* [Direction]: Copy the lines of the data below exactly, starting at the first and stopping after the line that contains "selic = [15.00, 15.00, 14.75]"; include no pictures.

-=-=-=-=-

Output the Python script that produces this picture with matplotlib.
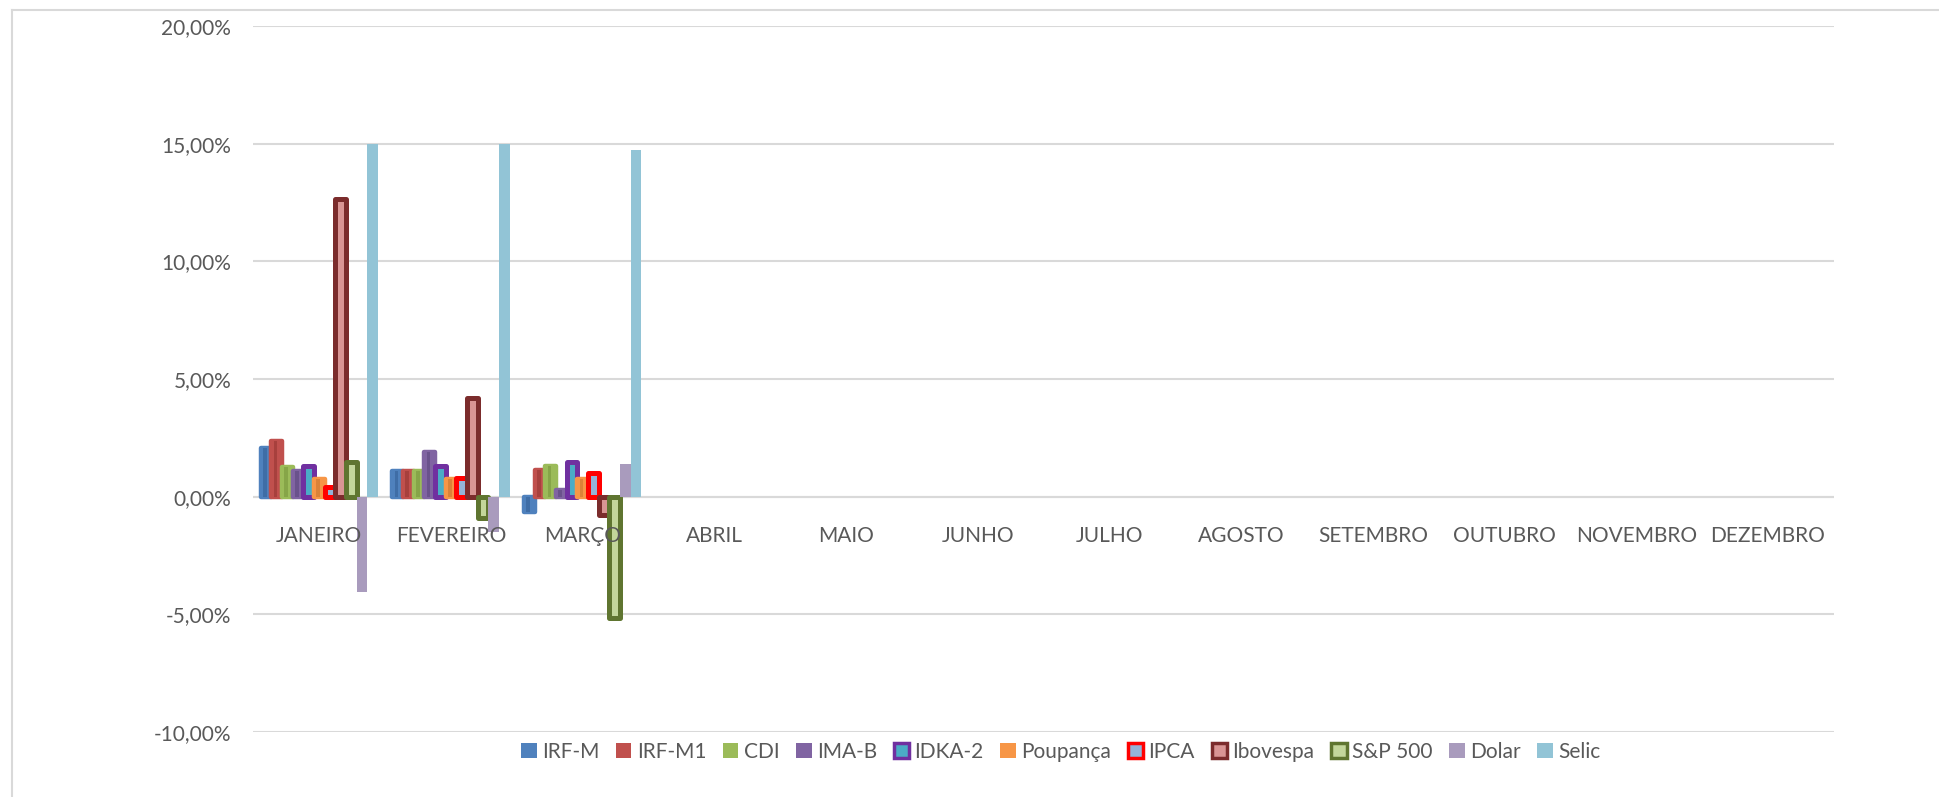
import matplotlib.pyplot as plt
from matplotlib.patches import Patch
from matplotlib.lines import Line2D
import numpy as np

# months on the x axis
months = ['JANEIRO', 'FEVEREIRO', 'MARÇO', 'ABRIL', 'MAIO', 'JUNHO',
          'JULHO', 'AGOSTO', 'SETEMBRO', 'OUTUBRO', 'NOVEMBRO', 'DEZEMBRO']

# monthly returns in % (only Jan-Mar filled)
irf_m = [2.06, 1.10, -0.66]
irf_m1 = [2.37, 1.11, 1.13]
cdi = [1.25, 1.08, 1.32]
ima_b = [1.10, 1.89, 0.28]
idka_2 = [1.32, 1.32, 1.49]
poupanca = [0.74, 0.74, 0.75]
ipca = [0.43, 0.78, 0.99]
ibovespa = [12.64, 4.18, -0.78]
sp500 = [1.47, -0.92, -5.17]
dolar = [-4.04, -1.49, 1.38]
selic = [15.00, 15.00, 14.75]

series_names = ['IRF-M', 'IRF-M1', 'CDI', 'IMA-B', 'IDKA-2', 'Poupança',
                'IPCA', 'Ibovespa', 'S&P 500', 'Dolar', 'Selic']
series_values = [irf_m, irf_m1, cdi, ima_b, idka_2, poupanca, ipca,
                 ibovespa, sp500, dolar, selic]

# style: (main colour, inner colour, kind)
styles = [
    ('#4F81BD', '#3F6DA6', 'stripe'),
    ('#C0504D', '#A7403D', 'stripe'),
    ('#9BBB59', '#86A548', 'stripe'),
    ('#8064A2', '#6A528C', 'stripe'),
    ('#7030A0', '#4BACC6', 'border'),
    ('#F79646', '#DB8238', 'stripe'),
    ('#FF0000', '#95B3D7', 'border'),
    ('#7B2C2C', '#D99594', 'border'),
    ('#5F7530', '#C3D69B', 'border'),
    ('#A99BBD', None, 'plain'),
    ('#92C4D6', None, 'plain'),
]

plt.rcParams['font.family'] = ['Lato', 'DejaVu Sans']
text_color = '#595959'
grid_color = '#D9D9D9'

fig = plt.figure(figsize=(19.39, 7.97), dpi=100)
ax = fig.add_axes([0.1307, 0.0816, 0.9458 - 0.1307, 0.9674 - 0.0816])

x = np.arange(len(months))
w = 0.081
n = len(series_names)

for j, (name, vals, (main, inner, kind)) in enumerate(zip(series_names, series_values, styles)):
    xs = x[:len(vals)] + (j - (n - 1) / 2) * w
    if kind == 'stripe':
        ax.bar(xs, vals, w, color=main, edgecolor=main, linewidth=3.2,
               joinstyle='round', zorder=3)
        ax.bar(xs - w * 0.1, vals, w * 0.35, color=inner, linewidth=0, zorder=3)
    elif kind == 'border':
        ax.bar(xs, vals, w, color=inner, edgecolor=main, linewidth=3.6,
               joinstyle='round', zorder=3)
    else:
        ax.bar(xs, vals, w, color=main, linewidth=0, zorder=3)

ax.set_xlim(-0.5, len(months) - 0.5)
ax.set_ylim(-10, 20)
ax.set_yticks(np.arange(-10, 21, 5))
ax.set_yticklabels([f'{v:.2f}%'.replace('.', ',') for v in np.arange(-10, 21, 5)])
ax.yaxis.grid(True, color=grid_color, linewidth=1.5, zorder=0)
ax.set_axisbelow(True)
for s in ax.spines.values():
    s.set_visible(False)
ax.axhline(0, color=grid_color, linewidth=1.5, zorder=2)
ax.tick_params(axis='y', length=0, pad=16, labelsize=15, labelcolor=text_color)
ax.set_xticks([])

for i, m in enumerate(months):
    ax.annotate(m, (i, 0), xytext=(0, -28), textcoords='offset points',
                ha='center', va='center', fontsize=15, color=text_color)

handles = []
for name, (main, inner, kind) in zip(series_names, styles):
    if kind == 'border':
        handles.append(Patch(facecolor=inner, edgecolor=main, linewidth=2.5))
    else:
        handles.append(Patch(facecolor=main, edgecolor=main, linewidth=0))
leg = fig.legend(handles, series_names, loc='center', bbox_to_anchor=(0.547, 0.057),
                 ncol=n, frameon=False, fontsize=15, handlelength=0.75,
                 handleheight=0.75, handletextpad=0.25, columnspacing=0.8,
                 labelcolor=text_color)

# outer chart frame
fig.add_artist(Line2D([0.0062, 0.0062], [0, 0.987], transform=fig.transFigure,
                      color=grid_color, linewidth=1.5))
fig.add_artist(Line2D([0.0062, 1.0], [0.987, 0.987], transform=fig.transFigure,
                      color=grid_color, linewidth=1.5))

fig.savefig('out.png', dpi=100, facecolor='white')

-=-=-=-=-

* [The result]:
Output the Python script that produces this picture with matplotlib.
import matplotlib.pyplot as plt
from matplotlib.patches import Patch
from matplotlib.lines import Line2D
import numpy as np

# months on the x axis
months = ['JANEIRO', 'FEVEREIRO', 'MARÇO', 'ABRIL', 'MAIO', 'JUNHO',
          'JULHO', 'AGOSTO', 'SETEMBRO', 'OUTUBRO', 'NOVEMBRO', 'DEZEMBRO']

# monthly returns in % (only Jan-Mar filled)
irf_m = [2.06, 1.10, -0.66]
irf_m1 = [2.37, 1.11, 1.13]
cdi = [1.25, 1.08, 1.32]
ima_b = [1.10, 1.89, 0.28]
idka_2 = [1.32, 1.32, 1.49]
poupanca = [0.74, 0.74, 0.75]
ipca = [0.43, 0.78, 0.99]
ibovespa = [12.64, 4.18, -0.78]
sp500 = [1.47, -0.92, -5.17]
dolar = [-4.04, -1.49, 1.38]
selic = [15.00, 15.00, 14.75]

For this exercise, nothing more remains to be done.